Fetching multiple files from an internet site as a batch job


Sometimes one encounters a website that displays a book or manuscript page-by-page as individual jpeg files.  But what you need for your research is to have a single PDF of the item, so that you can move about it easily, and consult it offline.

There are several quick ways of getting these images as a batch job: here's one.   

  • First you have to identify the URL of one of the images.  I use Firefox, so I 
    • first bring up a page that displays the first folio of the MS. 
    • Then I press ctrl+I to get the "page info" (or Firefox menu Tools/Page Info).  
    • Then I select "Media" on the top line of the Info window.  
    • Then scroll down to the graphics file of the whole page, right click and ctrl+c to copy the URL.

      You now have a URL that looks like this:

      http://awebsite.net/uploads/manuscripts/miscellaneous/sometext/001.jpg

There may be a more direct way of getting this URL, but this is good enough for me.

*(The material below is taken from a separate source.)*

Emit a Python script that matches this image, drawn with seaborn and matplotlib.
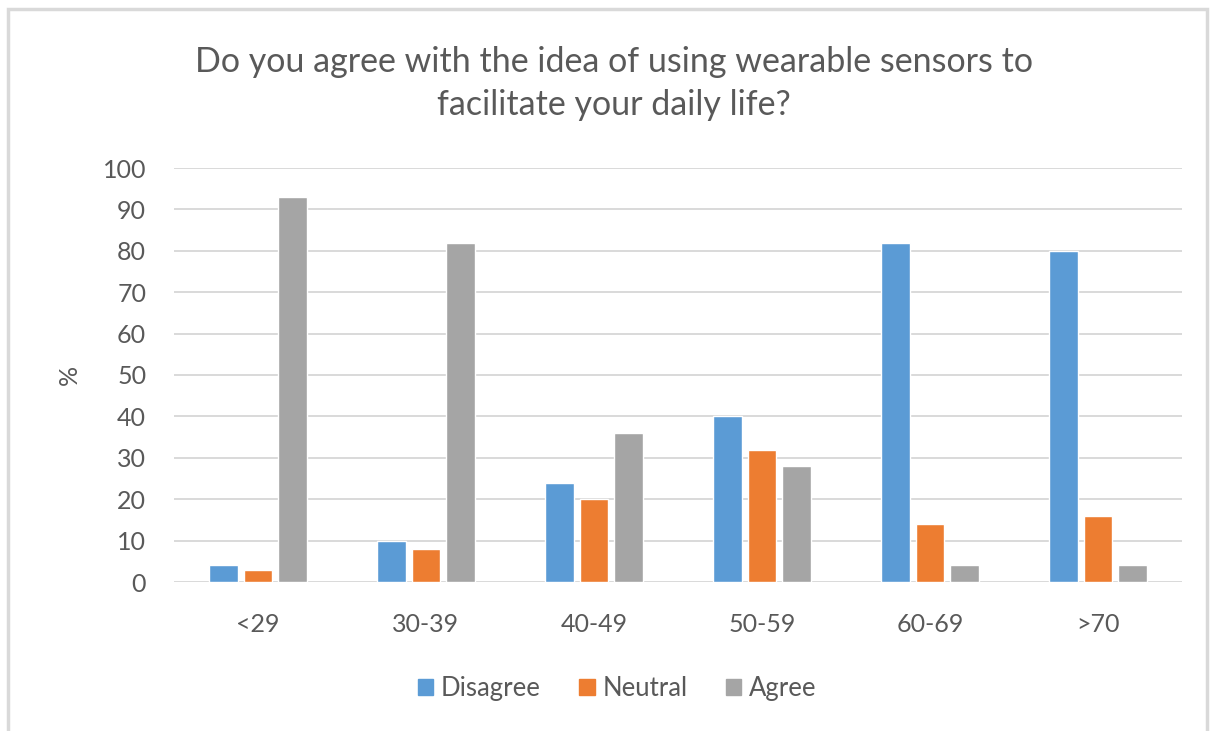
import matplotlib
matplotlib.use("Agg")
import matplotlib.pyplot as plt
from matplotlib.patches import Rectangle
import seaborn as sns
import pandas as pd

age_groups = ["<29", "30-39", "40-49", "50-59", "60-69", ">70"]
disagree = [4, 10, 24, 40, 82, 80]
neutral = [3, 8, 20, 32, 14, 16]
agree = [93, 82, 36, 28, 4, 4]
responses = ["Disagree", "Neutral", "Agree"]
colors = ["#5B9BD5", "#ED7D31", "#A5A5A5"]

rows = []
for name, vals in zip(responses, [disagree, neutral, agree]):
    for g, v in zip(age_groups, vals):
        rows.append({"Age": g, "Response": name, "Percent": v})
df = pd.DataFrame(rows)

sns.set_theme(style="white")
plt.rcParams["font.family"] = ["Lato", "DejaVu Sans"]
text_color = "#595959"

fig = plt.figure(figsize=(12.15, 7.31), dpi=100)
ax = fig.add_axes([174 / 1215, 1 - 582 / 731, 1008 / 1215, 414 / 731])

sns.barplot(data=df, x="Age", y="Percent", hue="Response",
            hue_order=responses, order=age_groups, palette=colors,
            width=0.62, gap=0.17, saturation=1, ax=ax, legend=False)

ax.set_ylim(0, 100)
ax.set_yticks(range(0, 101, 10))
ax.set_xlim(-0.5, len(age_groups) - 0.5)
ax.yaxis.grid(True, color="#D9D9D9", linewidth=1.4)
ax.set_axisbelow(True)
for s in ax.spines.values():
    s.set_visible(False)
ax.tick_params(axis="both", length=0, labelsize=18, labelcolor=text_color)
ax.tick_params(axis="y", pad=20)
ax.tick_params(axis="x", pad=22)
ax.set_xlabel("")
ax.set_ylabel("%", fontsize=18, color=text_color, labelpad=16)

fig.text(0.505, 0.886,
         "Do you agree with the idea of using wearable sensors to\nfacilitate your daily life?",
         ha="center", va="center", fontsize=24.5, color=text_color,
         linespacing=1.4)

handles = [Rectangle((0, 0), 1, 1, color=c) for c in colors]
fig.legend(handles, responses, loc="center", bbox_to_anchor=(0.508, 0.058),
           ncol=3, frameon=False, fontsize=18.5, handlelength=0.6,
           handleheight=0.6, handletextpad=0.3, columnspacing=1.5,
           labelcolor=text_color)

fig.patches.append(Rectangle((8 / 1215, -0.01), 1199 / 1215, 0.999 - 8 / 731 + 0.01,
                             transform=fig.transFigure, fill=False,
                             edgecolor="#D9D9D9", linewidth=2.5))

fig.savefig("out.png", dpi=100, facecolor="white")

The next bit is the nice bit.  Drop to the command line and use the utility "curl".  Here's the syntax ($ is my command prompt):

$ curl -O http://awebsite.net/uploads/manuscripts/miscellaneous/sometext/[001-268].jpg
  • Hit "enter" and several hundred jpeg files will be transferred to your directory.  It takes a couple of minutes, depending on your bandwidth.
    The bit in square brackets, "[001-268]" is curl's syntax for "please fetch 001.jpg, 002.jpg, ... 267.jpg, and 268.jpg".  Curl is one of the few tools with this simple ability to fetch lots of different files with a single simple command.

To convert them to a single PDF, I use ImageMagick:

$ convert *.jpg Hayanaratna.pdf
and wait for ten seconds.

(I was taught about curl by Patrick McAllister - thanks Patrick!)

A quite different approach is to use wget to fetch a whole website in a single gulp.   That's what I use for GRETIL, for example, so that I have the whole archive on my hard drive.